- TASK DIRECTIONS
Please reproduce exactly the lines between the line holding "Rebuild this diagram" and the line holding "(owner) at (49.5,56)", inclusive, leaving out any pictures.

Code that draws figures
===

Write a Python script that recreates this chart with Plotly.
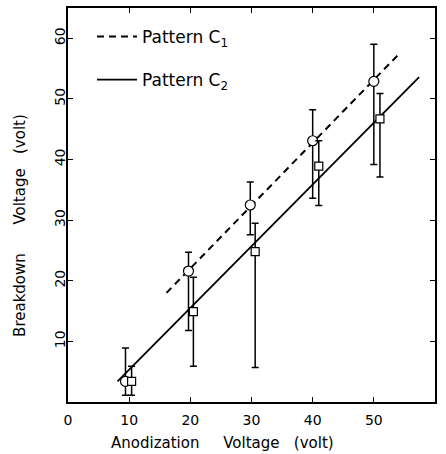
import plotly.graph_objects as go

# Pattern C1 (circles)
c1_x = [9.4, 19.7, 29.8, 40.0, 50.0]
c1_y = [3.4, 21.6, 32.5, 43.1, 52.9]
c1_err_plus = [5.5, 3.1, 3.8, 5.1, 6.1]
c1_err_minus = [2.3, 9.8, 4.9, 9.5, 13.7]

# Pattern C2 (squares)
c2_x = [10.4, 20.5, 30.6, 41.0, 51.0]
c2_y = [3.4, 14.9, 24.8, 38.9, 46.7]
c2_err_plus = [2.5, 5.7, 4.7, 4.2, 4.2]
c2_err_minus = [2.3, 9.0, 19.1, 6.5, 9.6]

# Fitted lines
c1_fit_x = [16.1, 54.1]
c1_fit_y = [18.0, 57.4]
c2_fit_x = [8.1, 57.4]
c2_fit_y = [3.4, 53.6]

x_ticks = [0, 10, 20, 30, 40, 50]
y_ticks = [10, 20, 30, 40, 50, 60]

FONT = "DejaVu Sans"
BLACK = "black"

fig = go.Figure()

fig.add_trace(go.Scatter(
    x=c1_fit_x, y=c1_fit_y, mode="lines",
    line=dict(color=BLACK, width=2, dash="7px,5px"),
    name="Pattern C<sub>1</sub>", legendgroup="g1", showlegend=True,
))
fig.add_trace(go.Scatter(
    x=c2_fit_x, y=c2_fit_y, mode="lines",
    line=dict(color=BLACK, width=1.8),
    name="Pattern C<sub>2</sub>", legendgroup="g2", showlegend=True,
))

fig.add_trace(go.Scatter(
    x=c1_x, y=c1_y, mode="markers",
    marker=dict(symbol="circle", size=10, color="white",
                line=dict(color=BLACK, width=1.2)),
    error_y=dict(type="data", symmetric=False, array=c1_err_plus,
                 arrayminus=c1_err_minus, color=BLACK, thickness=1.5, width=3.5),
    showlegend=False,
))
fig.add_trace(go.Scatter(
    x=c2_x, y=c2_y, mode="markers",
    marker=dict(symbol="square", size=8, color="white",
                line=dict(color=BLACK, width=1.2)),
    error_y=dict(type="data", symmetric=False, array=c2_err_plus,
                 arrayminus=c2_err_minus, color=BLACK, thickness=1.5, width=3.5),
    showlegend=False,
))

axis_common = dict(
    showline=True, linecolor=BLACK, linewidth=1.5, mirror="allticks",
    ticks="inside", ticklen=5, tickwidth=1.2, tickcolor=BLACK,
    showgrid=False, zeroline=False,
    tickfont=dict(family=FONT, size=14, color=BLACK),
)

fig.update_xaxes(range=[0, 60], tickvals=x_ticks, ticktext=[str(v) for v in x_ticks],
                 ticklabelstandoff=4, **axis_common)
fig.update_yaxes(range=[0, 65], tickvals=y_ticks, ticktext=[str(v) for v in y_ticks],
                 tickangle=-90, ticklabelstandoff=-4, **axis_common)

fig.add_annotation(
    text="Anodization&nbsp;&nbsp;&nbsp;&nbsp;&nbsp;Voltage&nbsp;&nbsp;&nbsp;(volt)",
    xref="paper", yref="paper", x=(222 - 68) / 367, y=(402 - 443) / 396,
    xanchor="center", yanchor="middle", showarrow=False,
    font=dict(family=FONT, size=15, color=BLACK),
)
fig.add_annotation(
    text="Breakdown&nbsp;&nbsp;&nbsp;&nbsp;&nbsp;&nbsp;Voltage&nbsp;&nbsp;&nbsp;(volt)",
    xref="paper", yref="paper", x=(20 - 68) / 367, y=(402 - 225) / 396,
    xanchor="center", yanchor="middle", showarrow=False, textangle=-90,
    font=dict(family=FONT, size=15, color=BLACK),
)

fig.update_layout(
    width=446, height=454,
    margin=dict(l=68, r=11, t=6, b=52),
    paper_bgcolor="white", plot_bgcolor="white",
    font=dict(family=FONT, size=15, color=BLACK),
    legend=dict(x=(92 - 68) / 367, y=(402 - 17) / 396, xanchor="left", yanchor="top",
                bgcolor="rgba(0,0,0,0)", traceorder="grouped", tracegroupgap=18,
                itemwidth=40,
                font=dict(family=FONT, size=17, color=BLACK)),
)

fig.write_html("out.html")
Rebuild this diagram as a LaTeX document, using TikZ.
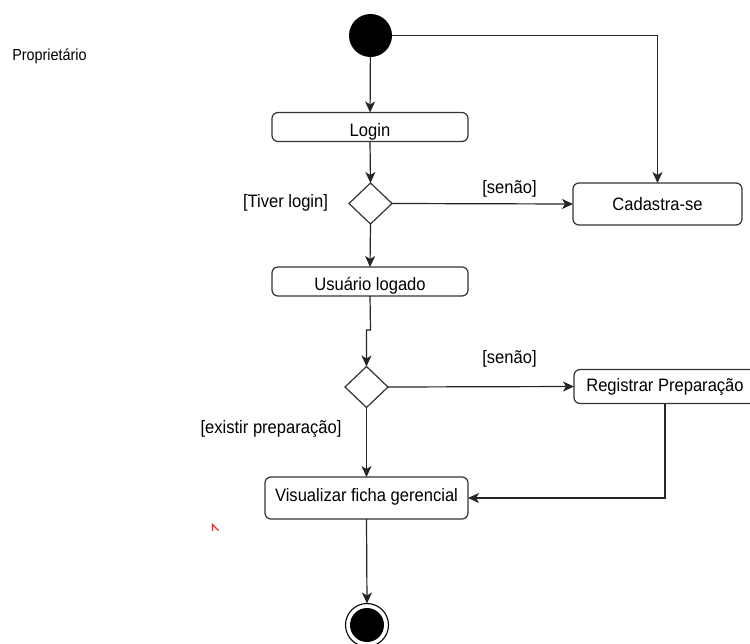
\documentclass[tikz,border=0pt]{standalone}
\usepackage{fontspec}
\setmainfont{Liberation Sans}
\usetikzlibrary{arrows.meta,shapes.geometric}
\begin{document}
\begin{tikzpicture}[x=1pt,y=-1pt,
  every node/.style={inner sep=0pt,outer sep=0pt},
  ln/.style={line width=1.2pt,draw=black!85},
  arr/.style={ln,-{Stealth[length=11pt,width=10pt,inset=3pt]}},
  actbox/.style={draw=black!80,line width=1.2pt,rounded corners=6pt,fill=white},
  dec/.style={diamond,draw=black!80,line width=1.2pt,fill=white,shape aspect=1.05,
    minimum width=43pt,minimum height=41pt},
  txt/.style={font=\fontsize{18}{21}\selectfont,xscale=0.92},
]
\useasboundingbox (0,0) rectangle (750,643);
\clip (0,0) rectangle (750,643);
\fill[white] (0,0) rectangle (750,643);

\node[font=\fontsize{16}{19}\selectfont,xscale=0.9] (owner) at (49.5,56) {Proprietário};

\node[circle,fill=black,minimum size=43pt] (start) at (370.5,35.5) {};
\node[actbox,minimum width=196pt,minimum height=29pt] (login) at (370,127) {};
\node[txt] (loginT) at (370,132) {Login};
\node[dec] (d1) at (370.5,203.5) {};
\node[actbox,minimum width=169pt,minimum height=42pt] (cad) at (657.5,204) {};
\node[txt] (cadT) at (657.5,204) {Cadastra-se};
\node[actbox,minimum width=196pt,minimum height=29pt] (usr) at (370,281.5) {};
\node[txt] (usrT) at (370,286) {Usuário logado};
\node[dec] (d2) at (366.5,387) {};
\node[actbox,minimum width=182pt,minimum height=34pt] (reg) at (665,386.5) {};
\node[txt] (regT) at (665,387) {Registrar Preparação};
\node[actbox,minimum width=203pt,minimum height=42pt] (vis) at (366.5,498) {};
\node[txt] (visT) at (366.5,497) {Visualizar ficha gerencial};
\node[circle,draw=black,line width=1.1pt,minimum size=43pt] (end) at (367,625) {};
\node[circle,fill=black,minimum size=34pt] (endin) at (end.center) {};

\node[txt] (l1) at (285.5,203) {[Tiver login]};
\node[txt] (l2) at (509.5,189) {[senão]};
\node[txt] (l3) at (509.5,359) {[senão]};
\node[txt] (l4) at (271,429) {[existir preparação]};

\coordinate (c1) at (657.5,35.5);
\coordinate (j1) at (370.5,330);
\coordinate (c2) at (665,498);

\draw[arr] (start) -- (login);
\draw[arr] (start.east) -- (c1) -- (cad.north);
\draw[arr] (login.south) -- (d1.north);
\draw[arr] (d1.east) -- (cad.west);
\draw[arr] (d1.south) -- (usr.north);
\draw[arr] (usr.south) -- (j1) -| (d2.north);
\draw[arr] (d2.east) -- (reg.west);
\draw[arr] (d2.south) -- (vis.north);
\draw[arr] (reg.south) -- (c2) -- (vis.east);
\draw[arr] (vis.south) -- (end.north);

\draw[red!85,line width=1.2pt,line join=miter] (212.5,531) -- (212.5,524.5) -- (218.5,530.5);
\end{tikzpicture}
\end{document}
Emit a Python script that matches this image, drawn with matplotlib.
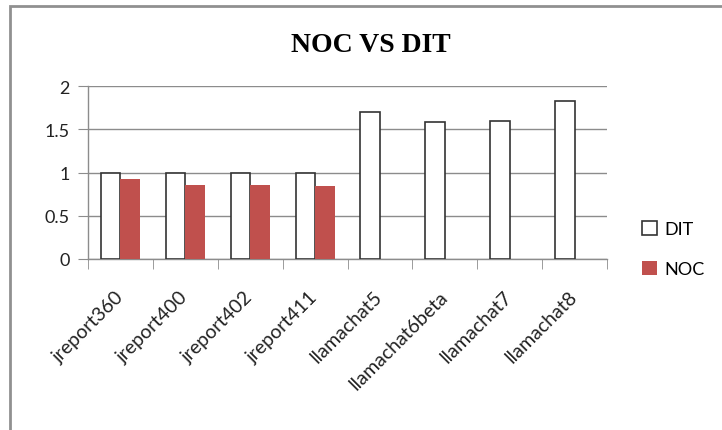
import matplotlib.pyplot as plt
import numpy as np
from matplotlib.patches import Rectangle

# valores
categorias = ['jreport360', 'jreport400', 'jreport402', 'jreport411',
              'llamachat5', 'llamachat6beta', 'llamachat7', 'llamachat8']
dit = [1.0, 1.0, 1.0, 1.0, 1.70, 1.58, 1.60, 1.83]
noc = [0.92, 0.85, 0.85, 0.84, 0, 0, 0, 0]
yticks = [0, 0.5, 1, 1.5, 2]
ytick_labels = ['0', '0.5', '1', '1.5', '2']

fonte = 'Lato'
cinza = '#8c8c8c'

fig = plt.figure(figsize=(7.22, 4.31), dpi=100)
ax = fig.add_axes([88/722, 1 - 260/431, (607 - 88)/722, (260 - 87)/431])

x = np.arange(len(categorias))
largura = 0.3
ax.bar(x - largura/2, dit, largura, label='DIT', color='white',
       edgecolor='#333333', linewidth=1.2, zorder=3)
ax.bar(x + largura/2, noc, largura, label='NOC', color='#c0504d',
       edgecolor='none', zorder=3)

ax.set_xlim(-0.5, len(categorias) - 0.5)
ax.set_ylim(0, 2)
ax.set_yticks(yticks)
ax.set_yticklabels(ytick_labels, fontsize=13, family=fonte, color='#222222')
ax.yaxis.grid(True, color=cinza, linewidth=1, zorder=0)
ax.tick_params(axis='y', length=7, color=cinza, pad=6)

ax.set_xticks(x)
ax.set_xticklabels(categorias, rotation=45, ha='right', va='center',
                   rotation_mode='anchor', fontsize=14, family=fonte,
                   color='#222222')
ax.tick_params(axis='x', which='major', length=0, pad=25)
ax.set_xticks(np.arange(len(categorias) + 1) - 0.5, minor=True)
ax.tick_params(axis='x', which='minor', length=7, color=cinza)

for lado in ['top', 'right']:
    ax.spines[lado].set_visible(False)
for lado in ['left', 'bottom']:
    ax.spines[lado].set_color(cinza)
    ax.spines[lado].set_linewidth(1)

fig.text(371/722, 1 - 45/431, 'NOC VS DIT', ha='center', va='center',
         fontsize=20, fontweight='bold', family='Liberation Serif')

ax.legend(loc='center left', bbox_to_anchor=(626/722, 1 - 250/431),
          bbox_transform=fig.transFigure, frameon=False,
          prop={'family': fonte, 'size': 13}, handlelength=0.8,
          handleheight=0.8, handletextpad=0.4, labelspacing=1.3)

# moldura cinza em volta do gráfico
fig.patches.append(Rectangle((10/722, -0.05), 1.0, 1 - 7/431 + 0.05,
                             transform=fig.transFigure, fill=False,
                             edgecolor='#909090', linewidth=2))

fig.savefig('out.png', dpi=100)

===

- CORRECT ANSWER
Rebuild this diagram as a LaTeX document, using TikZ.
\documentclass[tikz,border=0pt]{standalone}
\usepackage{fontspec}
\setmainfont{Liberation Sans}
\usetikzlibrary{arrows.meta,shapes.geometric}
\begin{document}
\begin{tikzpicture}[x=1pt,y=-1pt,
  every node/.style={inner sep=0pt,outer sep=0pt},
  ln/.style={line width=1.2pt,draw=black!85},
  arr/.style={ln,-{Stealth[length=11pt,width=10pt,inset=3pt]}},
  actbox/.style={draw=black!80,line width=1.2pt,rounded corners=6pt,fill=white},
  dec/.style={diamond,draw=black!80,line width=1.2pt,fill=white,shape aspect=1.05,
    minimum width=43pt,minimum height=41pt},
  txt/.style={font=\fontsize{18}{21}\selectfont,xscale=0.92},
]
\useasboundingbox (0,0) rectangle (750,643);
\clip (0,0) rectangle (750,643);
\fill[white] (0,0) rectangle (750,643);

\node[font=\fontsize{16}{19}\selectfont,xscale=0.9] (owner) at (49.5,56) {Proprietário};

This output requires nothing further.